Since joining and helping to establish a lending business, the platform has become fairly balanced between credit and its traditional opportunistic investment focus. This is very important in reaching our goal to become an “all weather” investor.
You and your team have been moving up the capital stack and doing more senior debt deals. What are the main factors driving that
As we get later into the cycle together with offshore capital pushing up real estate prices, especially in gateway cities, we have skewed our investment focus toward the best risk and reward opportunities in more illiquid sectors—namely mezzanine lending that goes beyond the reach of banks, especially loans backed by value-add properties.
Where are you seeing the most opportunities in terms of geographic markets, property types and sponsorship?
Basically, we lend in markets and on property types where we have deep ownership experience because that’s the only way to make prudent mezzanine loans in the long run. Through eight regional offices we are plugged into all the major markets in the U.S. and have deep experience in hotels, in addition to the traditional property types. Our big footprint is what allows us to see a lot of transactions and quickly select investments that meet our criteria.
What are the two most interesting transactions you closed outside of New York in 2015?
A condominium construction loan on [the Arábella] in Houston and a loan on leased land used for intermodal logistics adjacent to the Miami airport demonstrate the range of where we invest.
Square Mile lent $58 million on Pfizer’s old headquarters in Brooklyn last September. What was the story behind that deal?
This deal is a perfect example of bringing our experience in ownership of buildings that are being repurposed from an industrial use to creative office. As a sponsor of similar projects, we are better positioned to recognize good value, excellent sponsorship and a solid business plan in order to make a high-quality mezzanine loan investment. Pfizer had their offices and manufacturing facilities in the building. Now Acumen, the building’s sponsor, is curating tenants that collectively make the building a special place to run a small business. Of course, my favorite is Roberta’s.
You and your colleagues have raised hundreds of millions of dollars in funding since you partnered with USAA Real Estate. What is the most recent round that you can discuss?
We have credit strategies that range from first mortgage lending to mezzanine loans backed by stabilized properties, value-add properties, ground-up speculative construction and fixed- and floating-rate coupons with terms ranging from one-year terms to 10-plus-year terms. It’s easier to describe what we don’t do. We’re not a bank, so we don’t make bank loans, and we’re not a trading shop, so we don’t aggregate for securitizations.

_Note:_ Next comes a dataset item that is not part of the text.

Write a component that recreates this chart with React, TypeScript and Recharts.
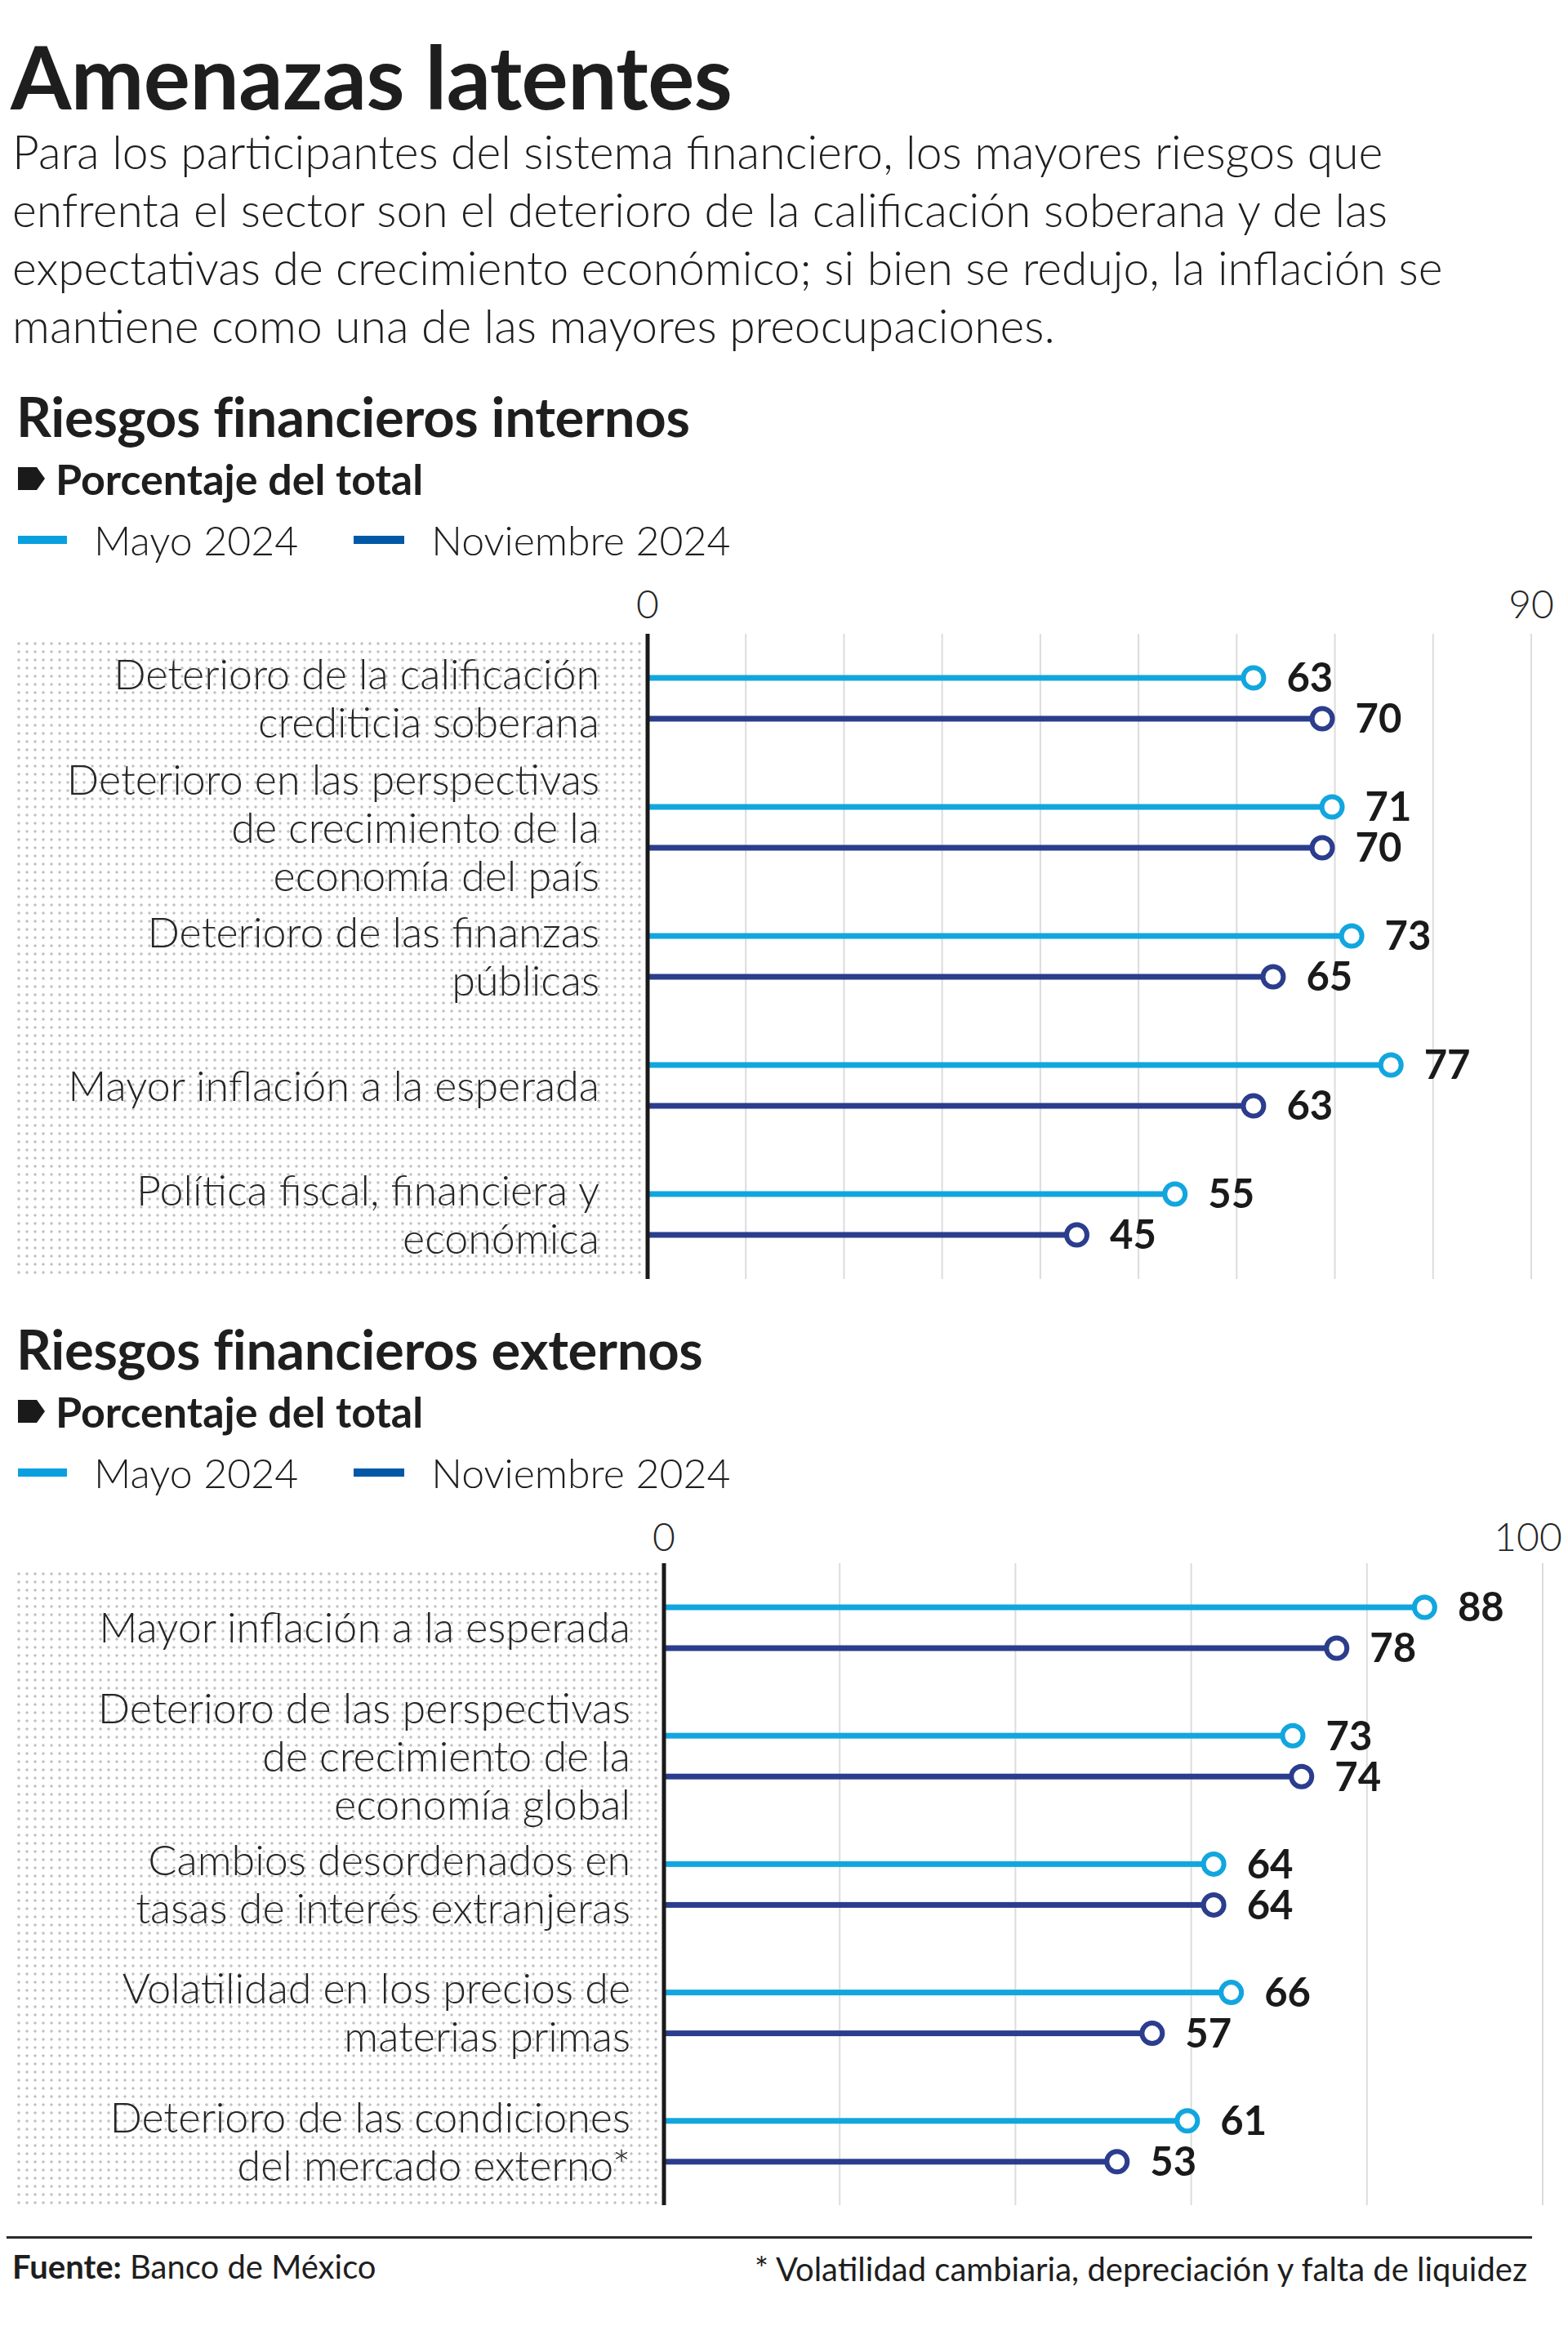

Are you seeing increased competition with more debt funds and other direct lenders entering the market?
There are a few significant players entering the market and by the time they get traction in our current business, we’ll be focused on opportunities with better risk and returns.
How do you avoid the herd?
Hear it, watch it and stay out of the way. Seriously, with a deeply skilled group of investment professionals that invest across all our strategies, we are able to more nimbly move to the best opportunities.
You worked at Goldman Sachs for 17 years and headed the firm’s real estate lending business. How was that experience different from your role at Square Mile?
At Square Mile, the debt and equity businesses are integrated and we truly make the most of that fact to source, underwrite, manage and harvest our investments. Prospective borrowers and partners find our flexible capital and consistent transaction teams to be strategically important to their businesses, so we’re able to transact with the strongest players.
What are your expectations for 2016 when it comes to new business opportunities, a new political environment, regulation and interest rates?
The volume of opportunities in the sectors we’re focused on will continue to outstrip new competition, and more regulation on already over-regulated financial institutions and even higher interest rates will provide a wind at our backs.